:: Exercise goal ::
Keep to the lines from the line containing "Generate a Python" through the line containing "ax = fig.add_axes([0.4827, 0.2108, 0.5109, 0.7487])": copy them exactly and leave every picture out.

[Entries with chart source code]
****************************************

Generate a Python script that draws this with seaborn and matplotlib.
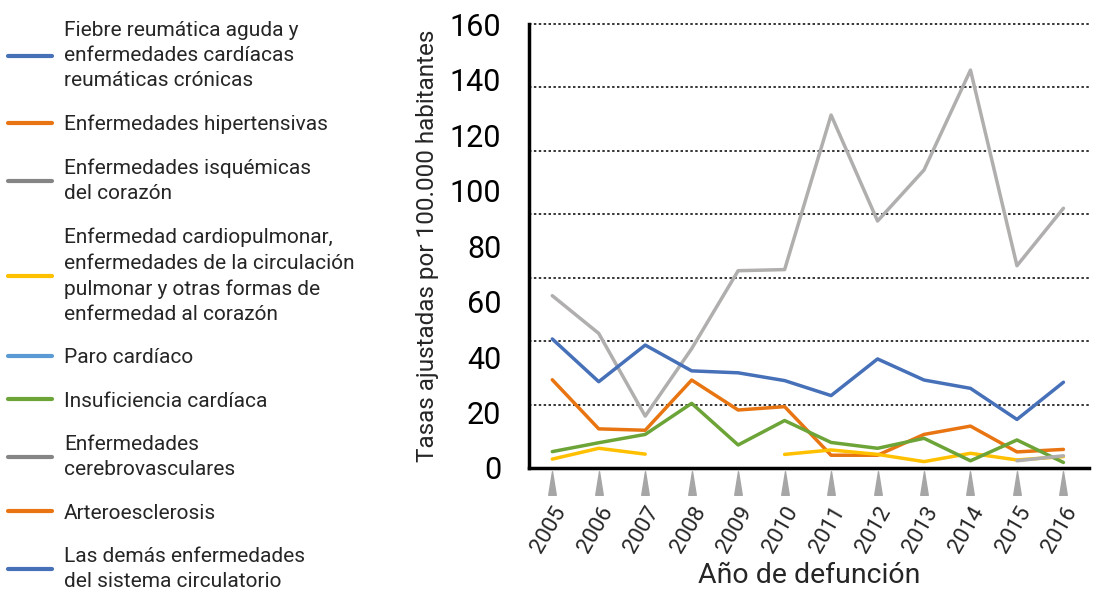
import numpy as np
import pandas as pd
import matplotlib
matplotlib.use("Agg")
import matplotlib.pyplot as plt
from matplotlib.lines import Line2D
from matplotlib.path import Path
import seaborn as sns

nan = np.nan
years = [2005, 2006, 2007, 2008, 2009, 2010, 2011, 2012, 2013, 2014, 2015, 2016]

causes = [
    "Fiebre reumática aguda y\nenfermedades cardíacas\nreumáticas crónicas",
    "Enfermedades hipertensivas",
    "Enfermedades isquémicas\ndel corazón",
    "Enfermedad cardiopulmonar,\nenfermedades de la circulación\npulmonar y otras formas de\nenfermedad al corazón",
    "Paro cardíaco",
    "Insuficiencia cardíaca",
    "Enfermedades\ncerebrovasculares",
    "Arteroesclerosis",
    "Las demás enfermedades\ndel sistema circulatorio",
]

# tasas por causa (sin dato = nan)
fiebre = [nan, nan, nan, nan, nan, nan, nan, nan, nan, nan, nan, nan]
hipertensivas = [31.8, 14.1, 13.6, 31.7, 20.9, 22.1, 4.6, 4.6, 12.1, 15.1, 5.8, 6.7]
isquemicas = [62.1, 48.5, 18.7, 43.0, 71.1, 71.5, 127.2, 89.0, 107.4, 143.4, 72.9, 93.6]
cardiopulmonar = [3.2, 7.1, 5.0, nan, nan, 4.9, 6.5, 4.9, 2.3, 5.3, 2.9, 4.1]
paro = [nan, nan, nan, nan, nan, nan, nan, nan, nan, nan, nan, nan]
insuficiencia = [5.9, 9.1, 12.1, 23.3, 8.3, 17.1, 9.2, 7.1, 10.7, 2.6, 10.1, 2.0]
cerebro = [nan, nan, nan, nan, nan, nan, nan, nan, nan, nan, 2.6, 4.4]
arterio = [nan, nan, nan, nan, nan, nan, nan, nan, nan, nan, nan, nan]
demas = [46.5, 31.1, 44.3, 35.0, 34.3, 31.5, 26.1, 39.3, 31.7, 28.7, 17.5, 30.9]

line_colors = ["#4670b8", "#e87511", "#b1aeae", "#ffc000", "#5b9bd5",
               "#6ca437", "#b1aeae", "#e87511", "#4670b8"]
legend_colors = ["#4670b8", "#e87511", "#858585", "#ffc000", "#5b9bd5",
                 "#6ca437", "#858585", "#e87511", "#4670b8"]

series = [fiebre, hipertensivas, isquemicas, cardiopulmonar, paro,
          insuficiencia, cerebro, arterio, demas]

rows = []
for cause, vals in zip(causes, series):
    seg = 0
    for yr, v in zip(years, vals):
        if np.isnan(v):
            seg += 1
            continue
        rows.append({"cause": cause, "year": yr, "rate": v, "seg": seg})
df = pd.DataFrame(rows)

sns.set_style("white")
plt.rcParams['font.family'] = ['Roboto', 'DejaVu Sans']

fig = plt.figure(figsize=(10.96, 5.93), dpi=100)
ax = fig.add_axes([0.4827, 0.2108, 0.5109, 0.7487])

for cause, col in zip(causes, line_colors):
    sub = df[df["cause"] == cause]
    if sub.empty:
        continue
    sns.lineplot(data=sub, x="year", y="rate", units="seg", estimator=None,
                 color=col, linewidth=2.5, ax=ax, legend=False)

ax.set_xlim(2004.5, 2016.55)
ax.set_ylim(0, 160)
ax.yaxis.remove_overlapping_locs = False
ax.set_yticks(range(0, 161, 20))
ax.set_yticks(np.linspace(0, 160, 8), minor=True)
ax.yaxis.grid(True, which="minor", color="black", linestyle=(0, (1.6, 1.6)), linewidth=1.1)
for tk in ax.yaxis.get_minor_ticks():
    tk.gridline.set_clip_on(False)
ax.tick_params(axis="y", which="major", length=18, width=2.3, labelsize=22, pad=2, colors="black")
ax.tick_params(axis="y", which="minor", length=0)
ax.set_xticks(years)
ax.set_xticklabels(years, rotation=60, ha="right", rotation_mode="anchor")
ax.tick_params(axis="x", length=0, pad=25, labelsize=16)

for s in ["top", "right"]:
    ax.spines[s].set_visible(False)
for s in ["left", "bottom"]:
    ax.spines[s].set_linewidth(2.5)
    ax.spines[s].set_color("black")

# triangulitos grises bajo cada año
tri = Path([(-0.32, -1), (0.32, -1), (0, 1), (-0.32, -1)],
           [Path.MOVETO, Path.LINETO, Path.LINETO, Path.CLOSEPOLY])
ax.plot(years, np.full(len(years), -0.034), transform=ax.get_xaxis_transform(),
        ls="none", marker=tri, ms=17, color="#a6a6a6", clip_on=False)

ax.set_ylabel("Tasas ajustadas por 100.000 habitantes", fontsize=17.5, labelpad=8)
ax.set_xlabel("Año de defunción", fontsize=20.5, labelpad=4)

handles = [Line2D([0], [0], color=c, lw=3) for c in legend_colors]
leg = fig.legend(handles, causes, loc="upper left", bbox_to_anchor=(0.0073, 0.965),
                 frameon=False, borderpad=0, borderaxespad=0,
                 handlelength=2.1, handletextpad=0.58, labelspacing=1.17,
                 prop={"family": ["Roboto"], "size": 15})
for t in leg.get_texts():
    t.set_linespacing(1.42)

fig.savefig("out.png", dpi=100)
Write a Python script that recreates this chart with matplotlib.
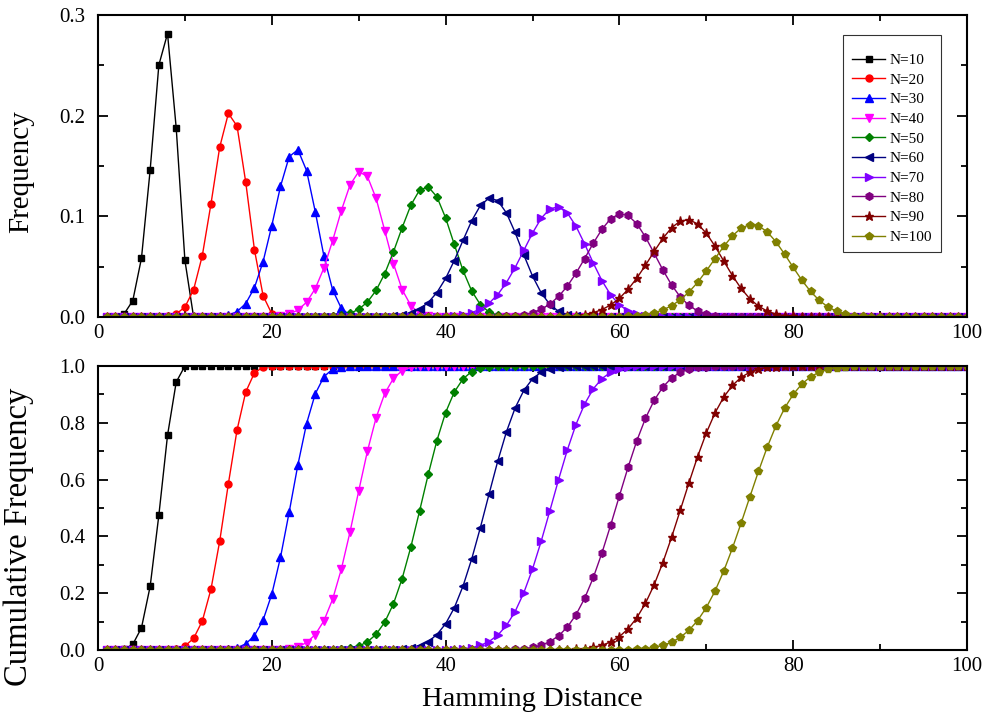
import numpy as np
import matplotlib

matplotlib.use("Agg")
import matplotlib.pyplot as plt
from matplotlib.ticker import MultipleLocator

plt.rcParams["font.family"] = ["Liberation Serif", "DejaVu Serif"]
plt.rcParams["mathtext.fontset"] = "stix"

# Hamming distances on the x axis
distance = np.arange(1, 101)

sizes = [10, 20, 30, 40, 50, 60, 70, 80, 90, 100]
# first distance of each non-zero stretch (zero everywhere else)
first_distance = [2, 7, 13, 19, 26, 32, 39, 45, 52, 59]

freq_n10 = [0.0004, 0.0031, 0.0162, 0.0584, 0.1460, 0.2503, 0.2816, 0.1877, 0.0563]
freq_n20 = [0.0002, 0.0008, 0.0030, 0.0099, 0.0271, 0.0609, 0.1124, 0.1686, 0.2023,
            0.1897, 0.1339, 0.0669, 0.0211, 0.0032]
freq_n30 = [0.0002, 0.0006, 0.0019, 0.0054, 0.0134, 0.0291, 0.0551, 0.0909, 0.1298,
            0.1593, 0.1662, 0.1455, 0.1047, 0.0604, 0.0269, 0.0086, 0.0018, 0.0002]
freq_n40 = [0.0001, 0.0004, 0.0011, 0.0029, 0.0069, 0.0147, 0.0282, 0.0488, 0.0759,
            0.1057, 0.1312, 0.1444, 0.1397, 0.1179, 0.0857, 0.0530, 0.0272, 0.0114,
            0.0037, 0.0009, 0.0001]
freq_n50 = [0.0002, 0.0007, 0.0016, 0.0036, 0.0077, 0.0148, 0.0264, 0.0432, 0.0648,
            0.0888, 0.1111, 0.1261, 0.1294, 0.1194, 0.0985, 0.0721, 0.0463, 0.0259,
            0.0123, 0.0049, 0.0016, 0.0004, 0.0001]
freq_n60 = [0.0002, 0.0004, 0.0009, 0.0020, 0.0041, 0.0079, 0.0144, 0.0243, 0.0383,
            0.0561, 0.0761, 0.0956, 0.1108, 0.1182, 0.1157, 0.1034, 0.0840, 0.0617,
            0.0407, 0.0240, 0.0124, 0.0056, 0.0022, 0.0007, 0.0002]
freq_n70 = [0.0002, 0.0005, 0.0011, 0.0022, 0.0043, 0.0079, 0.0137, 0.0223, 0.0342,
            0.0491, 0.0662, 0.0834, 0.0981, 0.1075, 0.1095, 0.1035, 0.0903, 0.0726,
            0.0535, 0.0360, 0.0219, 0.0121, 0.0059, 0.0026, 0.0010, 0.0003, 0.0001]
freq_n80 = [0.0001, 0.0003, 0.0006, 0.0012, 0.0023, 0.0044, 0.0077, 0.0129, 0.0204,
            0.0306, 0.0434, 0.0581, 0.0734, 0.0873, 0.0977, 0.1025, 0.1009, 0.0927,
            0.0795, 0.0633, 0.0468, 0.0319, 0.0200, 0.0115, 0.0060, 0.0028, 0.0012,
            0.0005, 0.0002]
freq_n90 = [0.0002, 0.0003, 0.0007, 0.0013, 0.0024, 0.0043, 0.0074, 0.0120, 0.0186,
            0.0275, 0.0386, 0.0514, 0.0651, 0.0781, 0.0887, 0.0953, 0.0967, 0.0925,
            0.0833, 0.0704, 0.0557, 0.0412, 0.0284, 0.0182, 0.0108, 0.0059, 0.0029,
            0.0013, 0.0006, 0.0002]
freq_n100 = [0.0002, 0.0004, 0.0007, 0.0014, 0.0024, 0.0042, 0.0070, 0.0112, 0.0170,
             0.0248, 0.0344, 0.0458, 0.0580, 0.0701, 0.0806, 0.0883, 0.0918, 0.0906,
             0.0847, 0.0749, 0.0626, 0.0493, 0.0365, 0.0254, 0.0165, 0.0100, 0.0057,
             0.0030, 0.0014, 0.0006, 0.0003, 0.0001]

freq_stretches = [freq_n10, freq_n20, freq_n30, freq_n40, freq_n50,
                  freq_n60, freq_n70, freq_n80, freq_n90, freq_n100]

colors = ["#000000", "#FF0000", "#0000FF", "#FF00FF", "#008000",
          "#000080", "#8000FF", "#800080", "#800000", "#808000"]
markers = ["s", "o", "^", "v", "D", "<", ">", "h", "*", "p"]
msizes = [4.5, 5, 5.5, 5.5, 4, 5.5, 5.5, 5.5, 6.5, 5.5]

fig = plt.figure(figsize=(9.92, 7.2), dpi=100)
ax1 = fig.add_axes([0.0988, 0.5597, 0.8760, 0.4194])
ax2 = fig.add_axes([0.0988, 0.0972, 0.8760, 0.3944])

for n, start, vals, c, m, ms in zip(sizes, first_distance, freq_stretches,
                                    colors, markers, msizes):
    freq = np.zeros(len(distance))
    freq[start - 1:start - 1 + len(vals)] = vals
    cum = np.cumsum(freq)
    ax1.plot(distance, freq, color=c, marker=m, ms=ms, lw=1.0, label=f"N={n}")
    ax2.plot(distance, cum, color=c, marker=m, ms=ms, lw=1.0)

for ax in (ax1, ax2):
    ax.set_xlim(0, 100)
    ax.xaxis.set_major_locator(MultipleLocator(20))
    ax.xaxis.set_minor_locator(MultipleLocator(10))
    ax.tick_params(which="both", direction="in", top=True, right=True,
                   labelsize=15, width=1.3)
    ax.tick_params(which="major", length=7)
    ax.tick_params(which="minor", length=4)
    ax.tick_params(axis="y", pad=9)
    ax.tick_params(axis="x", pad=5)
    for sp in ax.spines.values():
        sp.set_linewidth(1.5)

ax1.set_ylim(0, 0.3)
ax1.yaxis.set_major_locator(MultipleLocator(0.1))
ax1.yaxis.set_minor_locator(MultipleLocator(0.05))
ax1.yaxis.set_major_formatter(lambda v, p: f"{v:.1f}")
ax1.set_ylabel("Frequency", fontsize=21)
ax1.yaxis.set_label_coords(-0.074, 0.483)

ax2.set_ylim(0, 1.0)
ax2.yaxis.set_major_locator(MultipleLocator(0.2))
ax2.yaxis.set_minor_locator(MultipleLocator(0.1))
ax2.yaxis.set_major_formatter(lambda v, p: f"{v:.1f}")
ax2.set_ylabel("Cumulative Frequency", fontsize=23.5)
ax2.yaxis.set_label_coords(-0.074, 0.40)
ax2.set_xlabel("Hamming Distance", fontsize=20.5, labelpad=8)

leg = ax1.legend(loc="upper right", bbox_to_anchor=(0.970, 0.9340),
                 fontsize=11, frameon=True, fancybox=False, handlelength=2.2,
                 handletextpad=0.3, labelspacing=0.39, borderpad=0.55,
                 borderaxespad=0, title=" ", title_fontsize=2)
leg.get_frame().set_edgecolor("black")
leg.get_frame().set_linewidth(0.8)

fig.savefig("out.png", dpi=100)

****************************************

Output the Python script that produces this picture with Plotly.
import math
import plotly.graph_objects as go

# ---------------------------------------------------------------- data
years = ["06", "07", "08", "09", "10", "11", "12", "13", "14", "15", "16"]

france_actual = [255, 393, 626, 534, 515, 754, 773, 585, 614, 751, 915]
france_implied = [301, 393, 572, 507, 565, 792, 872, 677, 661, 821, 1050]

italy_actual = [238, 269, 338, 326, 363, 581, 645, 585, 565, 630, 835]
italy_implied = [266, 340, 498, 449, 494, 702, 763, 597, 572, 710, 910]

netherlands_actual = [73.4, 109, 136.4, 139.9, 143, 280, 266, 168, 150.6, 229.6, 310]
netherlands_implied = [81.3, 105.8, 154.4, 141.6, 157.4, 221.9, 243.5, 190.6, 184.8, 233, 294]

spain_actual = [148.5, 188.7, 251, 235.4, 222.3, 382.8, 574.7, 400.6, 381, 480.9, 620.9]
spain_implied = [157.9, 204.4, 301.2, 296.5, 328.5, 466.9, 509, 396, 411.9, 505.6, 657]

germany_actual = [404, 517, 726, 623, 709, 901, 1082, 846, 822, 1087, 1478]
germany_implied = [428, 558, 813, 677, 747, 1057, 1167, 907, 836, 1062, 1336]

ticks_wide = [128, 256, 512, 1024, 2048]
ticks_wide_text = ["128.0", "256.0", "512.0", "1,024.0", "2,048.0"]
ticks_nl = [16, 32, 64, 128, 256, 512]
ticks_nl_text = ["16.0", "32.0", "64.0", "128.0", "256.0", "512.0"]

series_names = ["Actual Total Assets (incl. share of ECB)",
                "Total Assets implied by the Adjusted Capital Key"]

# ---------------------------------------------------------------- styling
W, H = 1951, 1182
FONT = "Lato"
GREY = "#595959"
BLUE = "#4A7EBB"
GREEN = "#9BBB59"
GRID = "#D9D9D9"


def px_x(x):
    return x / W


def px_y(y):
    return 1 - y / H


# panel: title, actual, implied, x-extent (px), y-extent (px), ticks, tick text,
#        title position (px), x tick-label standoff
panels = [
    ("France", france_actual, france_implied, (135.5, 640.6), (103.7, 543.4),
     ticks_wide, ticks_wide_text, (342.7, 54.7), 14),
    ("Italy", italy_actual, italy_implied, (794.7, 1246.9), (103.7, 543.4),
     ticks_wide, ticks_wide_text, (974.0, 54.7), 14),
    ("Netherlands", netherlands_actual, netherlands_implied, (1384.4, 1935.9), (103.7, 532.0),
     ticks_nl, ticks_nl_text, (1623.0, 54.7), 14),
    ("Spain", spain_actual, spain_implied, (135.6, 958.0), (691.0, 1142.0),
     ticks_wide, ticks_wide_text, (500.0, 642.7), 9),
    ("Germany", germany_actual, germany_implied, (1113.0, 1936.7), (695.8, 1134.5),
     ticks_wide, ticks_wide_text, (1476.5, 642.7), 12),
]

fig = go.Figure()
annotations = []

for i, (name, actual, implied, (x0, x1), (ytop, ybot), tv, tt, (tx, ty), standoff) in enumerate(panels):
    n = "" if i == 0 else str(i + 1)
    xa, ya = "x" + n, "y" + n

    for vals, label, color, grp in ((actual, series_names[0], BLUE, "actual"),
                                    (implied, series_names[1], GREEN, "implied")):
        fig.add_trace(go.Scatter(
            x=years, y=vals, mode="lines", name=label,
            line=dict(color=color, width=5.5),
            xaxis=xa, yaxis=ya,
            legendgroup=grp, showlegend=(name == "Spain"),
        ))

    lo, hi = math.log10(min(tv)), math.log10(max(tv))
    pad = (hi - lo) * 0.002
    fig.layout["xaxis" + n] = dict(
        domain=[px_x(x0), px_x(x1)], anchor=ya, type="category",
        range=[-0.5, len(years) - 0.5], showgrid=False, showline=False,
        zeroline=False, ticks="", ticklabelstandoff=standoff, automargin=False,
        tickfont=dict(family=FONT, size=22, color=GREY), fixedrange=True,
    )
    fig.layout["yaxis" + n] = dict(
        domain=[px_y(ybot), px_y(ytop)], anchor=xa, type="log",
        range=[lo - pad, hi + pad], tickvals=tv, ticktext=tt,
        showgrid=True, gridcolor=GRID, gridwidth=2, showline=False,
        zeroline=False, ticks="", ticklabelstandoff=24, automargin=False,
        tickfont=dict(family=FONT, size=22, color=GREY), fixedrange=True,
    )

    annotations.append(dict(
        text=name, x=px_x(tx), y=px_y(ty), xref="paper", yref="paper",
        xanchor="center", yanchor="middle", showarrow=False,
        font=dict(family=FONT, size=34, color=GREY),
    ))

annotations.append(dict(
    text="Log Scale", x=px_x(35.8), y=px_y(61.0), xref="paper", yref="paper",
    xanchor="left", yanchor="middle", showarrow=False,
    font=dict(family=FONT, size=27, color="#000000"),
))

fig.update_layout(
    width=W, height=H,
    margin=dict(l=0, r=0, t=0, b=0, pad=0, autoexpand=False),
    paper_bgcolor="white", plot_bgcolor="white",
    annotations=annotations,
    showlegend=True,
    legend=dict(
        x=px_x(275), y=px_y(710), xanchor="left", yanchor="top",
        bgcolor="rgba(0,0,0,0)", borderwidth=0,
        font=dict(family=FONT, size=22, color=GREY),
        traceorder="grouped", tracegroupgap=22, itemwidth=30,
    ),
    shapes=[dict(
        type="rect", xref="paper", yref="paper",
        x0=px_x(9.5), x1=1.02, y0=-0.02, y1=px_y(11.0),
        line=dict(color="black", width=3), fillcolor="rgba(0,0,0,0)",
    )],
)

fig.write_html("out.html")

****************************************

:: Solved problem ::
Generate a Python script that draws this with seaborn and matplotlib.
import numpy as np
import pandas as pd
import matplotlib
matplotlib.use("Agg")
import matplotlib.pyplot as plt
from matplotlib.lines import Line2D
from matplotlib.path import Path
import seaborn as sns

nan = np.nan
years = [2005, 2006, 2007, 2008, 2009, 2010, 2011, 2012, 2013, 2014, 2015, 2016]

causes = [
    "Fiebre reumática aguda y\nenfermedades cardíacas\nreumáticas crónicas",
    "Enfermedades hipertensivas",
    "Enfermedades isquémicas\ndel corazón",
    "Enfermedad cardiopulmonar,\nenfermedades de la circulación\npulmonar y otras formas de\nenfermedad al corazón",
    "Paro cardíaco",
    "Insuficiencia cardíaca",
    "Enfermedades\ncerebrovasculares",
    "Arteroesclerosis",
    "Las demás enfermedades\ndel sistema circulatorio",
]

# tasas por causa (sin dato = nan)
fiebre = [nan, nan, nan, nan, nan, nan, nan, nan, nan, nan, nan, nan]
hipertensivas = [31.8, 14.1, 13.6, 31.7, 20.9, 22.1, 4.6, 4.6, 12.1, 15.1, 5.8, 6.7]
isquemicas = [62.1, 48.5, 18.7, 43.0, 71.1, 71.5, 127.2, 89.0, 107.4, 143.4, 72.9, 93.6]
cardiopulmonar = [3.2, 7.1, 5.0, nan, nan, 4.9, 6.5, 4.9, 2.3, 5.3, 2.9, 4.1]
paro = [nan, nan, nan, nan, nan, nan, nan, nan, nan, nan, nan, nan]
insuficiencia = [5.9, 9.1, 12.1, 23.3, 8.3, 17.1, 9.2, 7.1, 10.7, 2.6, 10.1, 2.0]
cerebro = [nan, nan, nan, nan, nan, nan, nan, nan, nan, nan, 2.6, 4.4]
arterio = [nan, nan, nan, nan, nan, nan, nan, nan, nan, nan, nan, nan]
demas = [46.5, 31.1, 44.3, 35.0, 34.3, 31.5, 26.1, 39.3, 31.7, 28.7, 17.5, 30.9]

line_colors = ["#4670b8", "#e87511", "#b1aeae", "#ffc000", "#5b9bd5",
               "#6ca437", "#b1aeae", "#e87511", "#4670b8"]
legend_colors = ["#4670b8", "#e87511", "#858585", "#ffc000", "#5b9bd5",
                 "#6ca437", "#858585", "#e87511", "#4670b8"]

series = [fiebre, hipertensivas, isquemicas, cardiopulmonar, paro,
          insuficiencia, cerebro, arterio, demas]

rows = []
for cause, vals in zip(causes, series):
    seg = 0
    for yr, v in zip(years, vals):
        if np.isnan(v):
            seg += 1
            continue
        rows.append({"cause": cause, "year": yr, "rate": v, "seg": seg})
df = pd.DataFrame(rows)

sns.set_style("white")
plt.rcParams['font.family'] = ['Roboto', 'DejaVu Sans']

fig = plt.figure(figsize=(10.96, 5.93), dpi=100)
ax = fig.add_axes([0.4827, 0.2108, 0.5109, 0.7487])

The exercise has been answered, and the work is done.